One of the very first unregulated pension investments and without doubt one of the most notorious. The first of the Harlequin group of companies was formed away back in 2004 by David Ames a former photocopier salesman. He is currently charged by the Serious Fraud Office over three counts of fraud. As many as 6,000 people were induced to part with their savings to invest in supposed off-plan luxury resorts in the Caribbean. The most famous of which was Buccament Bay in St Vincent. Harlequin with the promise of incredible returns and hotel rooms that investors could actually use too, pulled in close to £400 million pounds. In 2017, the Financial Services Compensation Scheme (FSCS) decided to treat these as UCIS (Unregulated Collective Investment Schemes meaning they finally qualified for investor protection.

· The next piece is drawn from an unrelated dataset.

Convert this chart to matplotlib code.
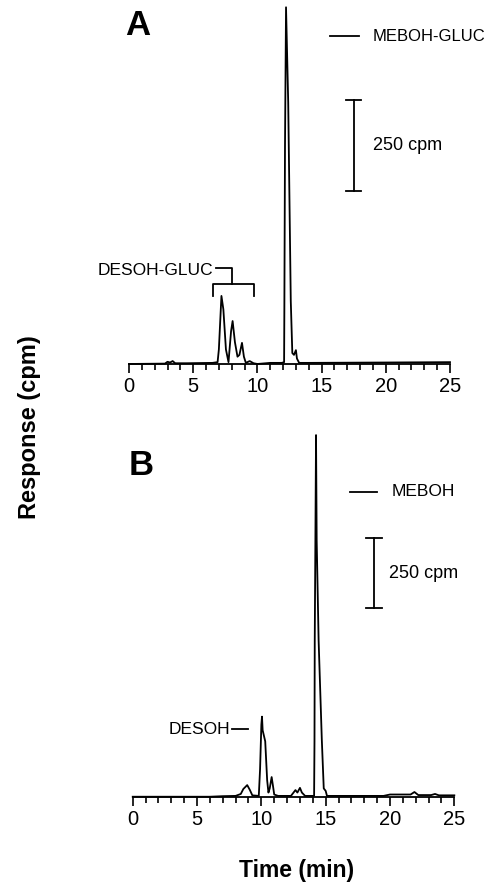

Sold through a network of unregulated agents, pension holders were introduced to Douglas Baillie Ltd and it’s sister company the Pension Specialist. They used their valuable G60 qualifications to sign off the transfer of funds into SIPPs from final salary, defined benefit and guaranteed pension schemes. It’s believed that sales commissions were as much as 15%. Embarrassingly many celebrities found themselves promoting and endorsing Harlequin including the likes of footballer Andy Townsend, TV property expert Phil Spencer and even Liverpool F.C.

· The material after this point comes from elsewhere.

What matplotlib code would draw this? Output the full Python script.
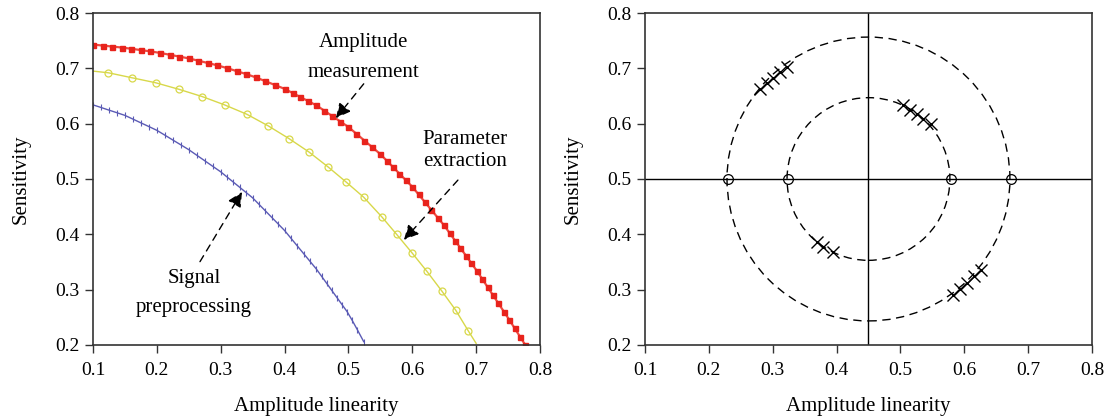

One of the major unregulated agents for Harlequin was based in Scotland. Donald Paterson a financial advisor from Troon also recommended investing in Store First and Park First through his company Map Global Property Investments a division of the Map Group. Other brands include Map Premier Ltd and Mortgage Advice Partnership. If these offerings weren’t tempting enough, they also gave investors the opportunity to sink their hard earned cash into properties in Florida.